→ **CHALLENGE**:
Skip the pictures. Set down, word for word, the lines from the start of the material up to and including the line with "30, 35, 40];".

→ **RAW DATA**:
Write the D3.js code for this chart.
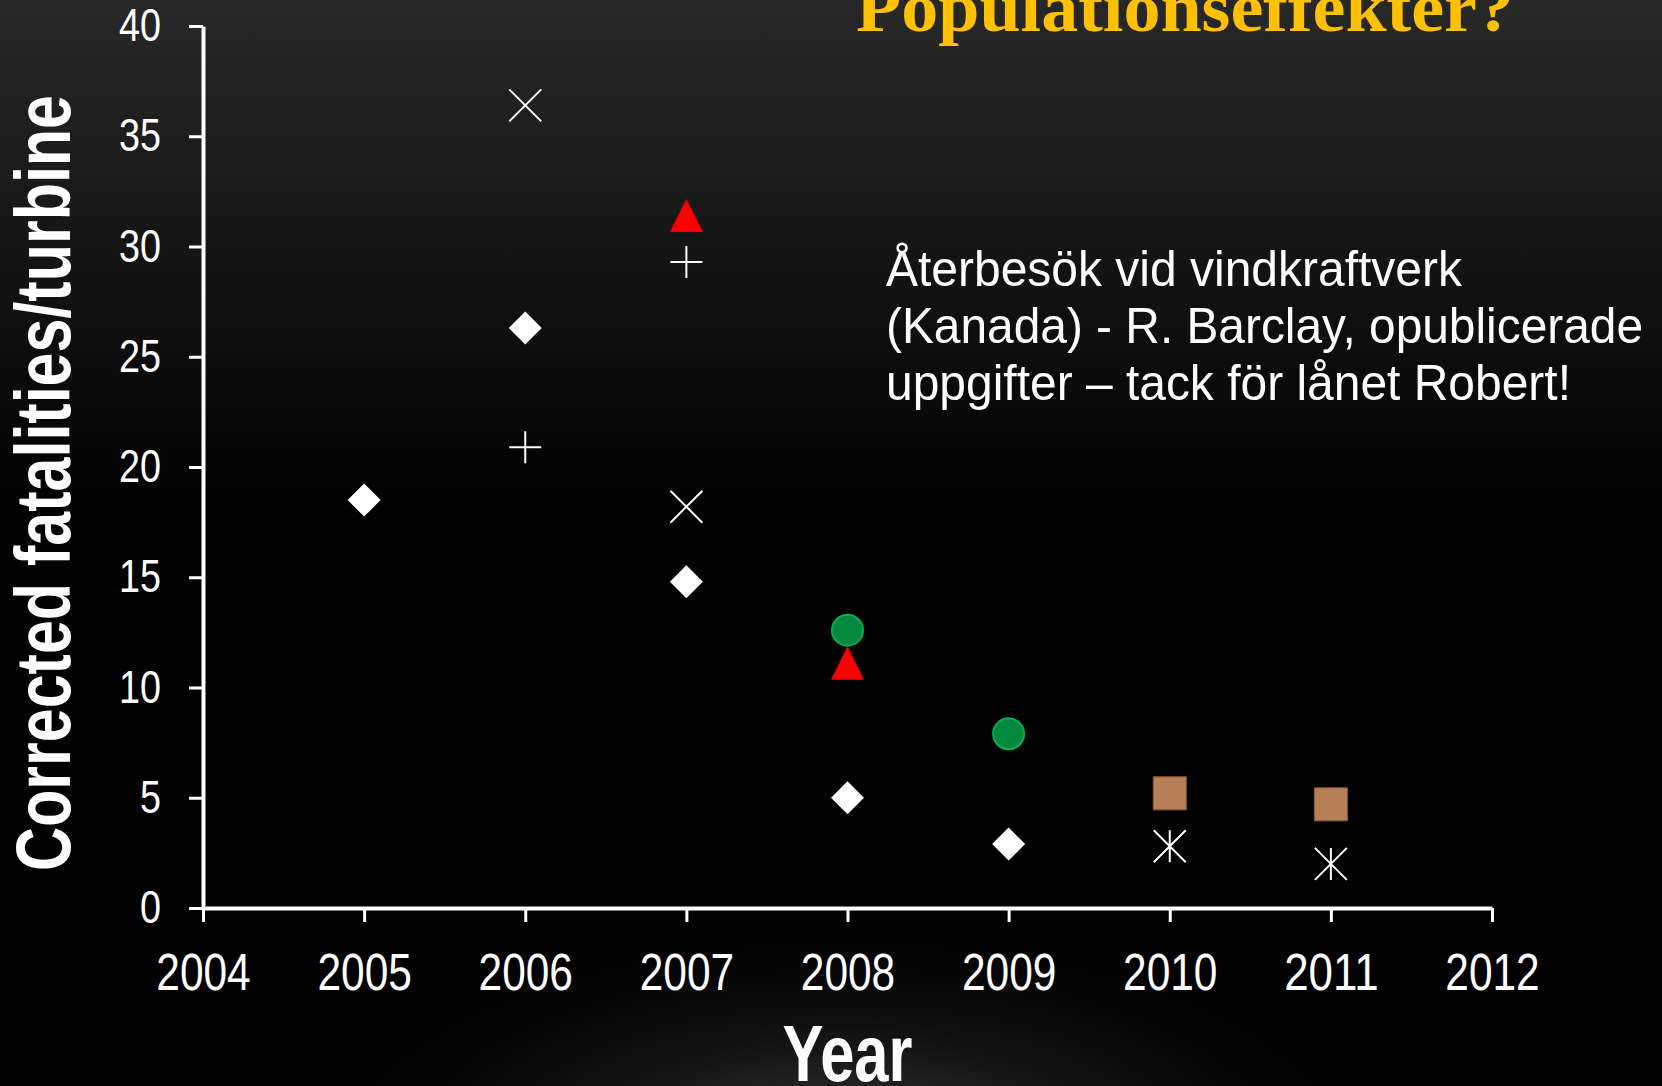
<!DOCTYPE html>
<html>
<head>
<meta charset="utf-8">
<script src="https://cdn.jsdelivr.net/npm/d3@7"></script>
<style>
    body { margin: 0; background: #000; }
    #chart { width: 1662px; height: 1086px; }
</style>
</head>
<body>
<div id="chart"></div>
<script>
"use strict";

// tick labels
const yearTicks = [2004, 2005, 2006, 2007, 2008, 2009, 2010, 2011, 2012];
const valueTicks = [0, 5, 10, 15, 20, 25, 30, 35, 40];

// series
const diamondYears = [2005, 2006, 2007, 2008, 2009];
const diamondValues = [18.5, 26.3, 14.8, 5.0, 2.9];
const timesYears = [2006, 2007];
const timesValues = [36.4, 18.2];
const plusYears = [2006, 2007];
const plusValues = [20.9, 29.3];
const triangleYears = [2007, 2008];
const triangleValues = [31.4, 11.1];
const circleYears = [2008, 2009];
const circleValues = [12.6, 7.9];
const squareYears = [2010, 2011];
const squareValues = [5.2, 4.7];
const asteriskYears = [2010, 2011];
const asteriskValues = [2.8, 2.0];

const titleText = "Populationseffekter?";
const noteLines = [
    "Återbesök vid vindkraftverk",
    "(Kanada) - R. Barclay, opublicerade",
    "uppgifter – tack för lånet Robert!"
];

(function () {
    const width = 1662;
    const height = 1086;
    const margin = {top: 26, right: 170, bottom: 178, left: 203};
    // no narrow face installed, so regular Liberation Sans squeezed with textLength
    const sans = "'Liberation Sans', Arial, sans-serif";

    const svg = d3.select("#chart")
        .append("svg")
        .attr("width", width)
        .attr("height", height);

    const defs = svg.append("defs");

    const bg = defs.append("linearGradient")
        .attr("id", "bg").attr("x1", 0).attr("y1", 0).attr("x2", 0).attr("y2", 1);
    bg.append("stop").attr("offset", "0%").attr("stop-color", "#282828");
    bg.append("stop").attr("offset", "48%").attr("stop-color", "#000");
    bg.append("stop").attr("offset", "100%").attr("stop-color", "#000");

    const glow = defs.append("radialGradient")
        .attr("id", "glow")
        .attr("gradientUnits", "userSpaceOnUse")
        .attr("cx", 845).attr("cy", 1150).attr("r", 620)
        .attr("gradientTransform", "translate(845,1150) scale(1,0.42) translate(-845,-1150)");
    glow.append("stop").attr("offset", "0%").attr("stop-color", "#3c3c3c").attr("stop-opacity", 1);
    glow.append("stop").attr("offset", "100%").attr("stop-color", "#000").attr("stop-opacity", 0);

    svg.append("rect").attr("width", width).attr("height", height).attr("fill", "url(#bg)");
    svg.append("rect").attr("width", width).attr("height", height).attr("fill", "url(#glow)");

    const x = d3.scaleLinear()
        .domain([2004, 2012])
        .range([margin.left, width - margin.right]);
    const y = d3.scaleLinear()
        .domain([0, 40])
        .range([height - margin.bottom, margin.top]);

    // title, clipped by the top edge like on the slide
    svg.append("text")
        .attr("x", 856)
        .attr("y", 31)
        .attr("fill", "#ffc000")
        .attr("font-family", "'Liberation Serif', 'Times New Roman', serif")
        .attr("font-weight", "bold")
        .attr("font-size", 70)
        .attr("textLength", 658)
        .attr("lengthAdjust", "spacingAndGlyphs")
        .text(titleText);

    // axes
    const xAxis = d3.axisBottom(x)
        .tickValues(yearTicks)
        .tickFormat(d3.format("d"))
        .tickSize(14)
        .tickSizeOuter(0)
        .tickPadding(31);
    const yAxis = d3.axisLeft(y)
        .tickValues(valueTicks)
        .tickSize(14)
        .tickSizeOuter(0)
        .tickPadding(28);

    const gx = svg.append("g")
        .attr("transform", `translate(0,${height - margin.bottom})`)
        .call(xAxis);
    const gy = svg.append("g")
        .attr("transform", `translate(${margin.left},0)`)
        .call(yAxis);

    for (let g of [gx, gy]) {
        g.select(".domain").attr("stroke", "#fff").attr("stroke-width", 4);
        g.selectAll(".tick line").attr("stroke", "#fff").attr("stroke-width", 3);
        g.selectAll(".tick text")
            .attr("fill", "#fff")
            .attr("font-family", sans)
            .attr("lengthAdjust", "spacingAndGlyphs");
    }
    gx.selectAll(".tick text")
        .attr("font-size", 52)
        .attr("textLength", d => String(d).length * 23.6);
    gy.selectAll(".tick text")
        .attr("font-size", 46)
        .attr("textLength", d => String(d).length * 21);

    // axis titles
    svg.append("text")
        .attr("transform", `translate(70,${(95 + 871) / 2}) rotate(-90)`)
        .attr("text-anchor", "middle")
        .attr("fill", "#fff")
        .attr("font-family", sans)
        .attr("font-weight", "bold")
        .attr("font-size", 78)
        .attr("textLength", 776)
        .attr("lengthAdjust", "spacingAndGlyphs")
        .text("Corrected fatalities/turbine");

    svg.append("text")
        .attr("x", (x.range()[0] + x.range()[1]) / 2)
        .attr("y", 1081)
        .attr("text-anchor", "middle")
        .attr("fill", "#fff")
        .attr("font-family", sans)
        .attr("font-weight", "bold")
        .attr("font-size", 80)
        .attr("textLength", 130)
        .attr("lengthAdjust", "spacingAndGlyphs")
        .text("Year");

    // note
    const noteLengths = [576, 757, 685];
    svg.append("g")
        .selectAll("text")
        .data(noteLines)
        .enter()
        .append("text")
        .attr("x", 886)
        .attr("y", (d, i) => 286 + i * 57)
        .attr("fill", "#fff")
        .attr("font-family", sans)
        .attr("font-size", 50)
        .attr("textLength", (d, i) => noteLengths[i])
        .attr("lengthAdjust", "spacingAndGlyphs")
        .text(d => d);

    // custom marker shapes, size = half width in px
    const shapes = {
        diamond: {draw(c, r) { c.moveTo(0, -r); c.lineTo(r, 0); c.lineTo(0, r); c.lineTo(-r, 0); c.closePath(); }},
        times: {draw(c, r) { c.moveTo(-r, -r); c.lineTo(r, r); c.moveTo(r, -r); c.lineTo(-r, r); }},
        plus: {draw(c, r) { c.moveTo(-r, 0); c.lineTo(r, 0); c.moveTo(0, -r); c.lineTo(0, r); }},
        triangle: {draw(c, r) { c.moveTo(0, -r); c.lineTo(r, r); c.lineTo(-r, r); c.closePath(); }},
        circle: {draw(c, r) { c.moveTo(r, 0); c.arc(0, 0, r, 0, 2 * Math.PI); }},
        square: {draw(c, r) { c.rect(-r, -r, 2 * r, 2 * r); }},
        asterisk: {draw(c, r) { c.moveTo(-r, -r); c.lineTo(r, r); c.moveTo(r, -r); c.lineTo(-r, r); c.moveTo(0, -r); c.lineTo(0, r); }}
    };

    const series = [
        {years: diamondYears, values: diamondValues, shape: "diamond", r: 16.5, fill: "#fff", stroke: "none", sw: 0},
        {years: timesYears, values: timesValues, shape: "times", r: 16, fill: "none", stroke: "#fff", sw: 2},
        {years: plusYears, values: plusValues, shape: "plus", r: 16, fill: "none", stroke: "#fff", sw: 2},
        {years: triangleYears, values: triangleValues, shape: "triangle", r: 16, fill: "#ff0000", stroke: "#e00000", sw: 1},
        {years: circleYears, values: circleValues, shape: "circle", r: 15.5, fill: "#00883e", stroke: "#00b050", sw: 2},
        {years: squareYears, values: squareValues, shape: "square", r: 16.5, fill: "#b67f58", stroke: "#8c5c3c", sw: 1},
        {years: asteriskYears, values: asteriskValues, shape: "asterisk", r: 16, fill: "none", stroke: "#fff", sw: 2}
    ];

    const marks = svg.append("g");
    for (let s of series) {
        const sym = d3.symbol().type(shapes[s.shape]).size(s.r);
        marks.append("g")
            .selectAll("path")
            .data(s.years.map((yr, i) => [yr, s.values[i]]))
            .enter()
            .append("path")
            .attr("transform", d => `translate(${x(d[0])},${y(d[1])})`)
            .attr("d", sym)
            .attr("fill", s.fill)
            .attr("stroke", s.stroke)
            .attr("stroke-width", s.sw);
    }
})();
</script>
</body>
</html>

→ **COMPLETE ANSWER**:
Write the D3.js code for this chart.
<!DOCTYPE html>
<html>
<head>
<meta charset="utf-8">
<script src="https://cdn.jsdelivr.net/npm/d3@7"></script>
<style>
    body { margin: 0; background: #000; }
    #chart { width: 1662px; height: 1086px; }
</style>
</head>
<body>
<div id="chart"></div>
<script>
"use strict";

// tick labels
const yearTicks = [2004, 2005, 2006, 2007, 2008, 2009, 2010, 2011, 2012];
const valueTicks = [0, 5, 10, 15, 20, 25, 30, 35, 40];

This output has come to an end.